The control stack is for the interpreter’s use. It’s where the interpreter pushes exception handler information, lexical pad information, stack marks, return addresses, and a variety of other housekeeping data. Program code generally doesn’t concern itself directly with this stack, though information can be queried through the interpreter’s introspection facilities.
The Just In Time Compiler
It’s almost obligatory these days to have a Just In Time (JIT) compiler built into any new VM. Popularized by Java and .NET, whose core designs require a JIT to achieve reasonable performance, JITs are relatively new to the worlds of Perl, Python, and Ruby. In general, those languages never really needed them — those languages have had acceptable performance without adding the extra complexity and platform-specificity that JITs require. JITs, by their very nature, are CPU- and, often, operating system-dependent.
While we had always planned to add a JIT to Parrot, it wasn’t one of our primary design goals, as we figured that the engineering effort to implement a JIT framework would be better spent elsewhere. We were surprised then, when in December 2001, Daniel Grunblatt, a computer science student in Argentina, sent in patches to implement a rudimentary JIT for Parrot. Originally written for x86 Unix, it’s since grown into a nice JIT framework that works on PPC, x86, Alpha, ARM, and SPARC CPU architectures.
Having a JIT available has turned out to be a very good thing. While it’s one thing to try and take a hypothetical JIT compiler into account when working on a design, it’s entirely another thing to have a real one handy, with all the real limitations actual code imposes. |
Garbage Collection
Managing memory, objects, and resources is one of those tasks that nobody likes to do, and one that’s more and more error-prone the larger a program gets. As an alternative, virtual machines generally include some form of garbage collection, and Parrot is no different.
Perl 5 uses reference counting to determine if a variable’s alive or dead. Using reference counting, each variable has a counter that tracks the number of other variables or structures that point to it. When the count goes to zero, the interpreter considers the variable dead and destroys it. Reference counting has some advantages, including the immediate destruction of dead objects.
Unfortunately, reference counting is deceptively expensive and very error-prone. One mistake means that a variable dies too soon — which is usually fatal — or lives forever, which leaks memory. Reference counting also can’t handle a self-referential data structure, which live forever because the reference count never drops to zero.

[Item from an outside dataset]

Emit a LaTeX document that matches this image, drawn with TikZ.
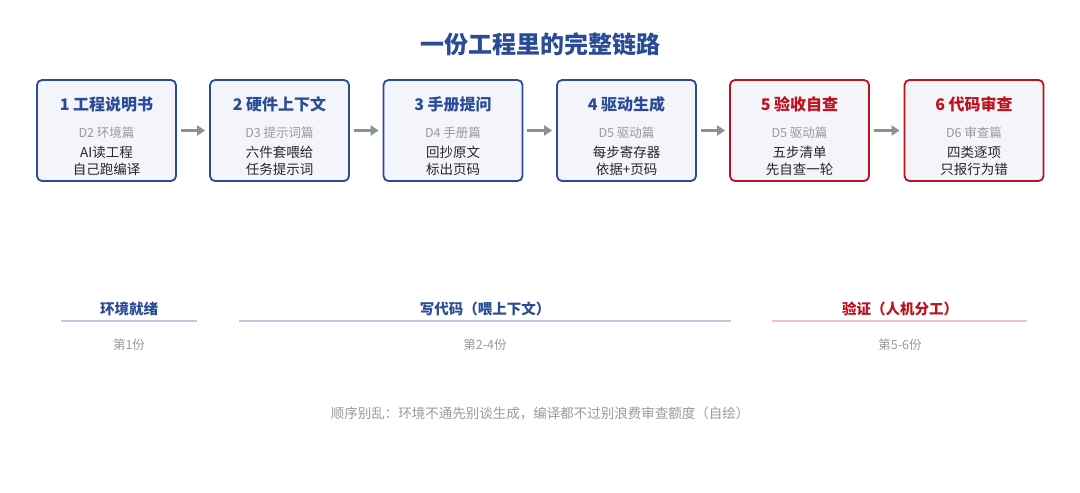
\documentclass[tikz,border=0pt]{standalone}
\usepackage{fontspec}
\usetikzlibrary{arrows.meta}
\setmainfont{Noto Sans CJK SC}
\definecolor{bl}{HTML}{2A4C96}
\definecolor{rd}{HTML}{C0101C}
\definecolor{gr}{HTML}{9A9A9A}
\definecolor{fillb}{HTML}{F3F5FB}
\definecolor{ar}{HTML}{8A8F99}
\begin{document}
\begin{tikzpicture}[x=1pt,y=-1pt,
 box/.style={draw=#1,line width=1.8pt,rounded corners=5pt,fill=fillb,minimum width=139pt,minimum height=101pt},
 ttl/.style={font=\bfseries\fontsize{16}{16}\selectfont,text=#1},
 sub/.style={font=\fontsize{12.5}{12}\selectfont,text=gr},
 body/.style={font=\fontsize{13.5}{17}\selectfont,align=center,text=black!85},
 arr/.style={-{Triangle[length=8pt,width=10pt]},line width=2.4pt,draw=ar},
 lab/.style={font=\bfseries\fontsize{14.5}{14}\selectfont,text=#1},
 cnt/.style={font=\fontsize{12.5}{12}\selectfont,text=gr}]
\fill[white] (0,0) rectangle (1080,493);
\useasboundingbox (0,0) rectangle (1080,493);
\node[font=\bfseries\fontsize{24}{24}\selectfont,text=bl] (t) at (540,44) {一份工程里的完整链路};
\def\bx#1#2#3#4#5#6#7{%
 \node[box=#2] (b#1) at (#3,130.5) {};
 \node[ttl=#2] (t#1) at (#3,104) {#4};
 \node[sub] (s#1) at (#3,133) {#5};
 \node[body] (d#1) at (#3,161) {#6\\#7};}
\bx{1}{bl}{106.5}{1 工程说明书}{D2 环境篇}{AI读工程}{自己跑编译}
\bx{2}{bl}{279.5}{2 硬件上下文}{D3 提示词篇}{六件套喂给}{任务提示词}
\bx{3}{bl}{453}{3 手册提问}{D4 手册篇}{回抄原文}{标出页码}
\bx{4}{bl}{626.5}{4 驱动生成}{D5 驱动篇}{每步寄存器}{依据+页码}
\bx{5}{rd}{799.5}{5 验收自查}{D5 驱动篇}{五步清单}{先自查一轮}
\bx{6}{rd}{974}{6 代码审查}{D6 审查篇}{四类逐项}{只报行为错}
\foreach \a/\b in {1/2,2/3,3/4,4/5,5/6}
 \draw[arr] ([xshift=4pt]b\a.east) -- ([xshift=-4pt]b\b.west);
\node[lab=bl] (l1) at (129,309) {环境就绪};
\node[lab=bl] (l2) at (485,309) {写代码（喂上下文）};
\node[lab=rd] (l3) at (900,309) {验证（人机分工）};
\draw[line width=1.5pt,draw=bl!30] (61,321) coordinate (a1) -- (197,321) coordinate (a2);
\draw[line width=1.5pt,draw=bl!30] (239,321) coordinate (a3) -- (731,321) coordinate (a4);
\draw[line width=1.5pt,draw=rd!25] (772,321) coordinate (a5) -- (1027,321) coordinate (a6);
\node[cnt] (c1) at (129,345) {第1份};
\node[cnt] (c2) at (485,345) {第2-4份};
\node[cnt] (c3) at (900,345) {第5-6份};
\node[font=\fontsize{13.5}{13}\selectfont,text=gr] (f) at (540,413) {顺序别乱：环境不通先别谈生成，编译都不过别浪费审查额度（自绘）};
\end{tikzpicture}
\end{document}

Parrot, on the other hand, uses a tracing garbage collector. Whenever the interpreter notices that it’s out of some resource or hits a point where a trace is in order, it walks the tree of live objects, starting from a set of known live things, such as the registers and the stack. Any object that the interpreter can’t eventually reach from this root set is assumed to be dead data and is freed. At the moment, Parrot is using a modified mark and sweep scheme and a compacting memory allocator for memory allocations, but those will eventually change since the solution does not scale: millions of live objects cause unacceptable pauses.
Safety and Security
Parrot, by default, trusts the bytecode it runs. It trusts that the bytecode is well-formed, has no malicious constructs, and was correctly generated. Excluding bugs, we assume that the bytecode being executed isn’t broken. That is, the bytecode doesn’t reference invalid registers, exit improperly, have bogus opcodes, or branch to bad places.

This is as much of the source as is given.